◆ Task to carry out:
Give a verbatim copy of the lines below, minus the pictures.

◆ Dataset content:
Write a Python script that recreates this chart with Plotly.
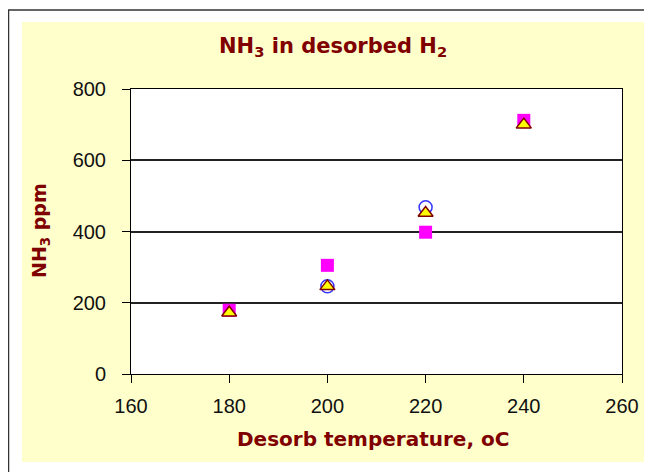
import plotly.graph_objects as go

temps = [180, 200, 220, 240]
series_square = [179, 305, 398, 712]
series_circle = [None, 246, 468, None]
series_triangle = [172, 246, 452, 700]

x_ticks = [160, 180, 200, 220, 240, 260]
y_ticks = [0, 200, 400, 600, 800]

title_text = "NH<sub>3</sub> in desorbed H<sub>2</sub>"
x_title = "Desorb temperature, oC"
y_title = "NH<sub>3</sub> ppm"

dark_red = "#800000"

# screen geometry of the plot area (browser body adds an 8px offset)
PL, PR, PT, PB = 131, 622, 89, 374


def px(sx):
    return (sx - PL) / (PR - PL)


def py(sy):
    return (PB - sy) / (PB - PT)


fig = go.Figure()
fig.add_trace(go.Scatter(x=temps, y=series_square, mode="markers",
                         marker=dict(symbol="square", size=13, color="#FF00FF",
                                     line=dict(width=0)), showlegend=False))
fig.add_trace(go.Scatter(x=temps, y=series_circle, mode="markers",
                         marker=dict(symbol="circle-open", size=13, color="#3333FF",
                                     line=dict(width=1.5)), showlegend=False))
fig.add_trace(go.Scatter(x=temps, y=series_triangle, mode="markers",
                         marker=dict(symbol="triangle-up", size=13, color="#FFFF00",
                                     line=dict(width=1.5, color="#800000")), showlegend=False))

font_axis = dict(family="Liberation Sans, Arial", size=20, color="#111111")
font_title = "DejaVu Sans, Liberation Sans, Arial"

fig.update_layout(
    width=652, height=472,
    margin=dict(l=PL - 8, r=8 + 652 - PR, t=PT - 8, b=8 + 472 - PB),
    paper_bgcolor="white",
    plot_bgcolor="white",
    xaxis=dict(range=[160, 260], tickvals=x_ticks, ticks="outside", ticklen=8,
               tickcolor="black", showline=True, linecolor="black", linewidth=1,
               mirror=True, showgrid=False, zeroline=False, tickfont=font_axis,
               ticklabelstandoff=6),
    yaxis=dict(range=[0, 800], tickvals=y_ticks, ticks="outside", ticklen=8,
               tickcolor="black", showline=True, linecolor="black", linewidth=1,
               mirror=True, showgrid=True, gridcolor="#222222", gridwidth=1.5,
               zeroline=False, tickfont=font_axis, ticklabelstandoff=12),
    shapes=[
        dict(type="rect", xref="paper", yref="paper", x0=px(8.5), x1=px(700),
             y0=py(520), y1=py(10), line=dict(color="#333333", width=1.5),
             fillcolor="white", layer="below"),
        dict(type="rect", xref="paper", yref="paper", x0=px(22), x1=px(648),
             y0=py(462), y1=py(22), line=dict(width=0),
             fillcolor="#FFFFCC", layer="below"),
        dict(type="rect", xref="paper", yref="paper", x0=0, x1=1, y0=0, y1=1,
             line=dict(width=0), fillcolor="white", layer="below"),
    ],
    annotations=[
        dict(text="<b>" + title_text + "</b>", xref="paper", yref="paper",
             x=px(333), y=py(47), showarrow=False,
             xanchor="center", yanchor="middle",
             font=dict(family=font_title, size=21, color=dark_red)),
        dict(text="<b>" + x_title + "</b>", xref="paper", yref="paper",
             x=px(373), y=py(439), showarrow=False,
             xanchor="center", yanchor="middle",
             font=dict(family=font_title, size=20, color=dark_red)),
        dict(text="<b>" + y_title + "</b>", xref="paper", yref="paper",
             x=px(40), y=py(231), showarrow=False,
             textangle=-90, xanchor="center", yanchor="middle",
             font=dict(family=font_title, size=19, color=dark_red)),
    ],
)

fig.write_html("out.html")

◆ Finished exercise:
Write a Python script that recreates this chart with Plotly.
import plotly.graph_objects as go

temps = [180, 200, 220, 240]
series_square = [179, 305, 398, 712]
series_circle = [None, 246, 468, None]
series_triangle = [172, 246, 452, 700]

x_ticks = [160, 180, 200, 220, 240, 260]
y_ticks = [0, 200, 400, 600, 800]

title_text = "NH<sub>3</sub> in desorbed H<sub>2</sub>"
x_title = "Desorb temperature, oC"
y_title = "NH<sub>3</sub> ppm"

dark_red = "#800000"

# screen geometry of the plot area (browser body adds an 8px offset)
PL, PR, PT, PB = 131, 622, 89, 374


def px(sx):
    return (sx - PL) / (PR - PL)


def py(sy):
    return (PB - sy) / (PB - PT)


fig = go.Figure()
fig.add_trace(go.Scatter(x=temps, y=series_square, mode="markers",
                         marker=dict(symbol="square", size=13, color="#FF00FF",
                                     line=dict(width=0)), showlegend=False))
fig.add_trace(go.Scatter(x=temps, y=series_circle, mode="markers",
                         marker=dict(symbol="circle-open", size=13, color="#3333FF",
                                     line=dict(width=1.5)), showlegend=False))
fig.add_trace(go.Scatter(x=temps, y=series_triangle, mode="markers",
                         marker=dict(symbol="triangle-up", size=13, color="#FFFF00",
                                     line=dict(width=1.5, color="#800000")), showlegend=False))

font_axis = dict(family="Liberation Sans, Arial", size=20, color="#111111")
font_title = "DejaVu Sans, Liberation Sans, Arial"

fig.update_layout(
    width=652, height=472,
    margin=dict(l=PL - 8, r=8 + 652 - PR, t=PT - 8, b=8 + 472 - PB),
    paper_bgcolor="white",
    plot_bgcolor="white",
    xaxis=dict(range=[160, 260], tickvals=x_ticks, ticks="outside", ticklen=8,
               tickcolor="black", showline=True, linecolor="black", linewidth=1,
               mirror=True, showgrid=False, zeroline=False, tickfont=font_axis,
               ticklabelstandoff=6),
    yaxis=dict(range=[0, 800], tickvals=y_ticks, ticks="outside", ticklen=8,
               tickcolor="black", showline=True, linecolor="black", linewidth=1,
               mirror=True, showgrid=True, gridcolor="#222222", gridwidth=1.5,
               zeroline=False, tickfont=font_axis, ticklabelstandoff=12),
    shapes=[
        dict(type="rect", xref="paper", yref="paper", x0=px(8.5), x1=px(700),
             y0=py(520), y1=py(10), line=dict(color="#333333", width=1.5),
             fillcolor="white", layer="below"),
        dict(type="rect", xref="paper", yref="paper", x0=px(22), x1=px(648),
             y0=py(462), y1=py(22), line=dict(width=0),
             fillcolor="#FFFFCC", layer="below"),
        dict(type="rect", xref="paper", yref="paper", x0=0, x1=1, y0=0, y1=1,
             line=dict(width=0), fillcolor="white", layer="below"),
    ],
    annotations=[
        dict(text="<b>" + title_text + "</b>", xref="paper", yref="paper",
             x=px(333), y=py(47), showarrow=False,
             xanchor="center", yanchor="middle",
             font=dict(family=font_title, size=21, color=dark_red)),
        dict(text="<b>" + x_title + "</b>", xref="paper", yref="paper",
             x=px(373), y=py(439), showarrow=False,
             xanchor="center", yanchor="middle",
             font=dict(family=font_title, size=20, color=dark_red)),
        dict(text="<b>" + y_title + "</b>", xref="paper", yref="paper",
             x=px(40), y=py(231), showarrow=False,
             textangle=-90, xanchor="center", yanchor="middle",
             font=dict(family=font_title, size=19, color=dark_red)),
    ],
)

fig.write_html("out.html")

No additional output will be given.